10. Bad Guys Close In
A representation of mounting opposition against the protagonist, it also symbolizes the rising tension after the midpoint.
Desperately working towards a peaceful solution, Ashitaka's goals are unfortunately threatened when a coalition of soldiers, mercenaries, and hunters are assembled together to kill the god of gods and the forest's leader, the Forest Spirit.
11. All is Lost
The protagonist here suffers a crushing defeat.
Lady Eboshi, the leader of Iron Town and co-leader of the coalition, decapitates the Forest Spirit with her gun. Without its head, it transforms into a god of death, effectively killing the entire forest that Ashitaka and San (Princess Mononoke) fought so hard to protect.
12. Dark Night of the Soul
The protagonist sinks to the lowest point possible. Everything they have gained or fought for is now meaningless.
With the Forest Spirit dying and the forest falling to ruins around them, Ashitaka and San share an embrace as the latter laments "It's over. Everything is over."
13. Break Into Three
With nothing else to lose, the protagonist suddenly gains a surge of determination, giving them the strength to push the story into act three.

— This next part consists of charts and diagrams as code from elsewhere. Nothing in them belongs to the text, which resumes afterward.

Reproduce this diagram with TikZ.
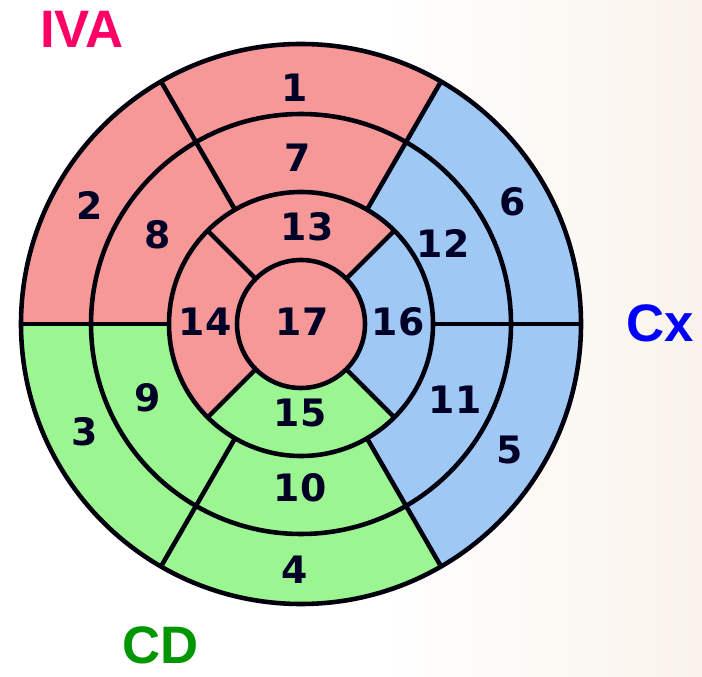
\documentclass[tikz,border=0pt]{standalone}
\usepackage{fontspec}
\setmainfont{DejaVu Sans}
\newfontfamily\arteryfont{Liberation Sans}
\usepackage{tikz}

\definecolor{ivared}{RGB}{246,152,152}
\definecolor{cxblue}{RGB}{160,200,245}
\definecolor{cdgreen}{RGB}{155,245,145}
\definecolor{ivatext}{RGB}{255,0,102}
\definecolor{cxtext}{RGB}{0,0,250}
\definecolor{cdtext}{RGB}{0,150,0}
\definecolor{slidebg}{RGB}{249,243,235}

\begin{document}
\begin{tikzpicture}[x=0.02cm, y=0.02cm,
  seg/.style={font=\fontsize{21.5}{24}\selectfont\bfseries, text=black!85!blue},
  artery/.style={font=\arteryfont\fontsize{30}{34}\selectfont\bfseries, inner sep=0pt},
  edge/.style={line width=2.6pt, draw=black!95!blue}]
\useasboundingbox (0,0) rectangle (702,676);
\fill[white] (0,0) rectangle (702,676);
\shade[left color=white, right color=slidebg] (380,0) rectangle (702,676);

\begin{scope}[shift={(301,352)}]
% basal + mid rings
\foreach \a/\col in {0/cxblue,60/ivared,120/ivared,180/cdgreen,240/cdgreen,300/cxblue}
  \fill[\col] (\a:132) arc[start angle=\a, delta angle=60, radius=132]
    -- ({\a+60}:280) arc[start angle={\a+60}, delta angle=-60, radius=280] -- cycle;
% apical ring
\foreach \a/\col in {45/ivared,135/ivared,225/cdgreen,315/cxblue}
  \fill[\col] (\a:64) arc[start angle=\a, delta angle=90, radius=64]
    -- ({\a+90}:132) arc[start angle={\a+90}, delta angle=-90, radius=132] -- cycle;
\fill[ivared] (0,0) circle (64);
% borders
\foreach \r in {64,132,210,280}
  \draw[edge] (0,0) circle (\r);
\foreach \a in {0,60,...,300}
  \draw[edge] (\a:132) -- (\a:280);
\foreach \a in {45,135,225,315}
  \draw[edge] (\a:64) -- (\a:132);
\end{scope}

% segment numbers
\node[seg] (s1)  at (295,588) {1};
\node[seg] (s2)  at (90,471)  {2};
\node[seg] (s3)  at (85,244)  {3};
\node[seg] (s4)  at (295,106) {4};
\node[seg] (s5)  at (510,226) {5};
\node[seg] (s6)  at (513,474) {6};
\node[seg] (s7)  at (298,518) {7};
\node[seg] (s8)  at (158,441) {8};
\node[seg] (s9)  at (148,278) {9};
\node[seg] (s10) at (300,188) {10};
\node[seg] (s11) at (455,276) {11};
\node[seg] (s12) at (443,433) {12};
\node[seg] (s13) at (307,449) {13};
\node[seg] (s14) at (205,354) {14};
\node[seg] (s15) at (300,263) {15};
\node[seg] (s16) at (398,354) {16};
\node[seg] (s17) at (302,354) {17};

% territories
\node[artery, text=ivatext] (iva) at (82,647) {IVA};
\node[artery, text=cxtext]  (cx)  at (660,353) {Cx};
\node[artery, text=cdtext]  (cd)  at (161,31)  {CD};
\end{tikzpicture}
\end{document}
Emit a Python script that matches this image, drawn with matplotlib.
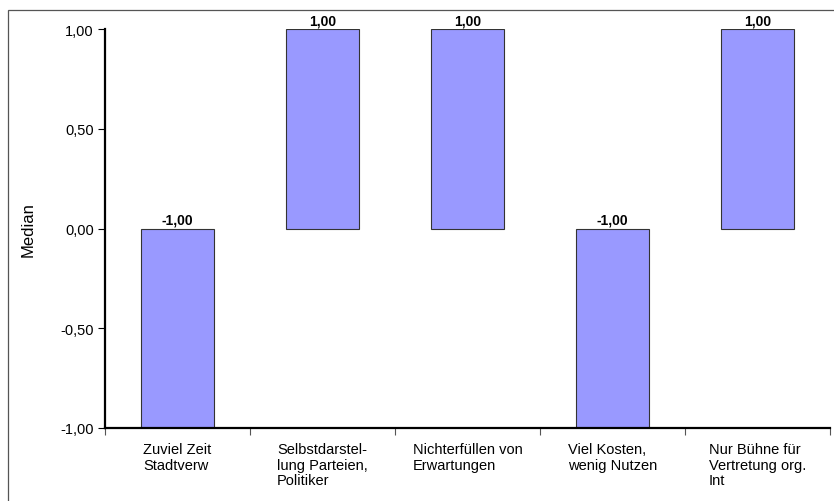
import numpy as np
import matplotlib.pyplot as plt
from matplotlib.patches import Rectangle

categories = ["Zuviel Zeit\nStadtverw",
              "Selbstdarstel-\nlung Parteien,\nPolitiker",
              "Nichterfüllen von\nErwartungen",
              "Viel Kosten,\nwenig Nutzen",
              "Nur Bühne für\nVertretung org.\nInt"]
medians = [-1.00, 1.00, 1.00, -1.00, 1.00]
yticks = [-1.0, -0.5, 0.0, 0.5, 1.0]

plt.rcParams['font.family'] = ['Liberation Sans', 'DejaVu Sans']

fig = plt.figure(figsize=(8.34, 5.02), dpi=100)
ax = fig.add_axes([105/834, 1 - 429/502, 725/834, 399/502])

x = np.arange(len(categories))
ax.bar(x, medians, width=0.5, color='#9999ff', edgecolor='#333333', linewidth=0.8)

# value labels sit above the bar top (or above the zero line for negatives)
for xi, v in zip(x, medians):
    ax.text(xi, max(v, 0) + 0.008, f"{v:.2f}".replace('.', ','),
            ha='center', va='bottom', fontsize=10, fontweight='bold', clip_on=False)

ax.set_xlim(-0.5, len(categories) - 0.5)
ax.set_ylim(-1, 1)
ax.set_yticks(yticks)
ax.set_yticklabels([f"{t:.2f}".replace('.', ',') for t in yticks], fontsize=10.5)
ax.tick_params(axis='y', length=5, width=0.8, direction='out', pad=3)

# x ticks at category boundaries, labels centered beneath each bar
ax.set_xticks(np.arange(len(categories) + 1) - 0.5)
ax.set_xticklabels([])
ax.tick_params(axis='x', length=5, width=0.8, color='#555555', direction='out')
for xi, lab in zip(x, categories):
    ax.text(xi, -1.07, lab, ha='center', va='top', multialignment='left',
            fontsize=10.5, linespacing=1.15, clip_on=False)

ax.set_ylabel("Median", fontsize=12, labelpad=18)

for s in ['top', 'right']:
    ax.spines[s].set_visible(False)
for s in ['left', 'bottom']:
    ax.spines[s].set_linewidth(1.6)
    ax.spines[s].set_color('black')

# outer frame around the chart
fig.patches.append(Rectangle((8/834, -0.2), 1.0, 1.2 - 11/502,
                             transform=fig.transFigure, fill=False,
                             edgecolor='#555555', linewidth=0.9))

fig.savefig("out.png", dpi=100)
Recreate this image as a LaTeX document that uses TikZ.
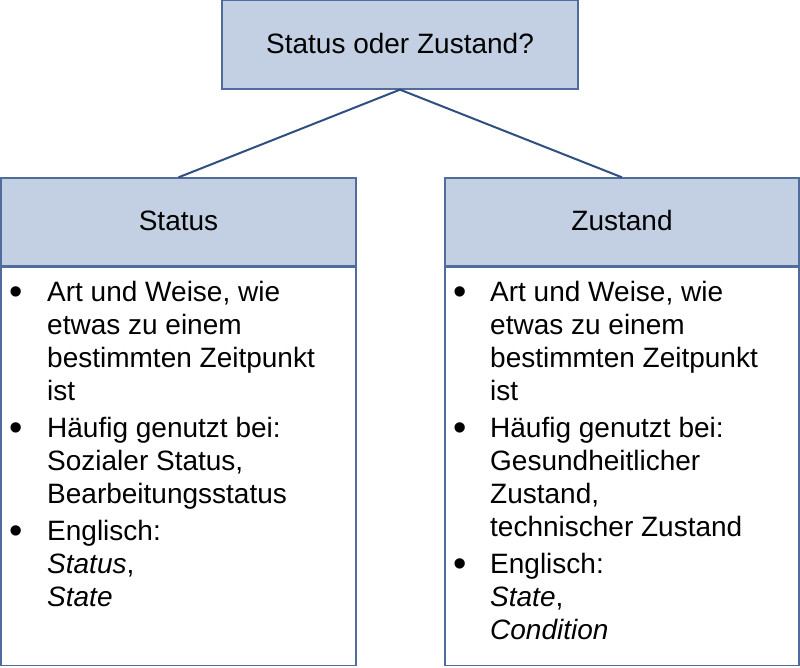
\documentclass[tikz,border=0pt]{standalone}
\usepackage{fontspec}
\setmainfont{Liberation Sans}
\definecolor{boxfill}{HTML}{C3D0E3}
\definecolor{boxline}{HTML}{4F6C9C}
\definecolor{conline}{HTML}{2F4F82}
\begin{document}
\begin{tikzpicture}[x=1pt,y=-1pt,
  box/.style={draw=boxline,line width=1.3pt,rectangle,inner sep=0pt},
  headbox/.style={box,fill=boxfill,font=\fontsize{28}{33}\selectfont,text height=20pt,text depth=3.5pt},
  bodybox/.style={box,fill=white},
  conn/.style={draw=conline,line width=2pt},
  line/.style={anchor=base west,inner sep=0pt,font=\fontsize{28}{33}\selectfont},
  bul/.style={anchor=base,inner sep=0pt,font=\fontsize{38}{33}\selectfont,yshift=-3pt}]
\useasboundingbox (0,0) rectangle (800,667);
% boxes
\node[headbox,minimum width=356pt,minimum height=88.5pt] (top) at (400,44.75) {Status oder Zustand?};
\node[headbox,minimum width=355pt,minimum height=88pt] (lhead) at (178.5,222) {Status};
\node[headbox,minimum width=354pt,minimum height=88pt] (rhead) at (622,222) {Zustand};
\node[bodybox,minimum width=355pt,minimum height=398pt,anchor=north] (lbody) at (lhead.south) {};
\node[bodybox,minimum width=354pt,minimum height=398pt,anchor=north] (rbody) at (rhead.south) {};
% connectors
\draw[conn] (top.south) -- (lhead.north);
\draw[conn] (top.south) -- (rhead.north);
% left body
\node[bul] (lb1) at (16,301) {•};
\node[bul] (lb2) at (16,437) {•};
\node[bul] (lb3) at (16,540) {•};
\node[line] (l1) at (47,301) {Art und Weise, wie};
\node[line] (l2) at (47,334) {etwas zu einem};
\node[line] (l3) at (47,367) {bestimmten Zeitpunkt};
\node[line] (l4) at (47,400) {ist};
\node[line] (l5) at (47,437) {Häufig genutzt bei:};
\node[line] (l6) at (47,470) {Sozialer Status,};
\node[line] (l7) at (47,503) {Bearbeitungsstatus};
\node[line] (l8) at (47,540) {Englisch:};
\node[line] (l9) at (47,573) {\textit{Status},};
\node[line] (l10) at (47,606) {\textit{State}};
% right body
\node[bul] (rb1) at (460,301) {•};
\node[bul] (rb2) at (460,437) {•};
\node[bul] (rb3) at (460,573) {•};
\node[line] (r1) at (490,301) {Art und Weise, wie};
\node[line] (r2) at (490,334) {etwas zu einem};
\node[line] (r3) at (490,367) {bestimmten Zeitpunkt};
\node[line] (r4) at (490,400) {ist};
\node[line] (r5) at (490,437) {Häufig genutzt bei:};
\node[line] (r6) at (490,470) {Gesundheitlicher};
\node[line] (r7) at (490,503) {Zustand,};
\node[line] (r8) at (490,536) {technischer Zustand};
\node[line] (r9) at (490,573) {Englisch:};
\node[line] (r10) at (490,606) {\textit{State},};
\node[line] (r11) at (490,639) {\textit{Condition}};
\end{tikzpicture}
\end{document}
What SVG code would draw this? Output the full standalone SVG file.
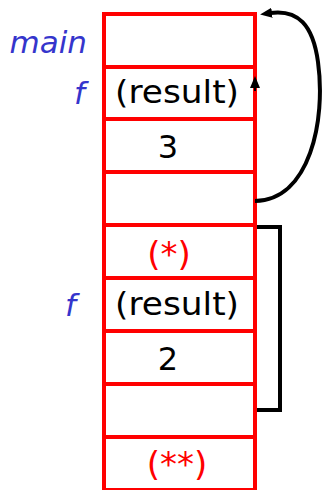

In response to San, Ashitaka says "Nothing is over. The two of us are still alive." Alluding to the theme stated back in act one, Ashitaka realizes that he and San, as long as they are alive and willing, can attempt to rise up to whatever challenge is thrown at them.
Pooling together everything they have experienced and learned throughout their journey, the protagonist finally achieves victory.
Catching up with those who planned on selling the decapitated head of the Forest Spirit to the Emperor (who thinks it grants immortality) San and Ashitaka return the head. Although they are too late and the Forest Spirit dies from being separated from its head for too long, its death triggers the growth of grass and saplings among the scarred landscape.
15. Final Image
The last visual before the credits, the final image is different than the opening in order to signal dramatic change has occurred.
While it is no longer the thick and full forest which was shown at the beginning, the sight of saplings among the remains of the previous forest instill emotions of hope and optimism.
A really well-crafted piece, Princess Mononoke gets many things right, and among its long list of masterful achievements is its structure. Recently released on blu-ray, along with many other Studio Ghibli films, I highly recommend checking this one out, as it is fairly available at places such as Best Buy and Amazon.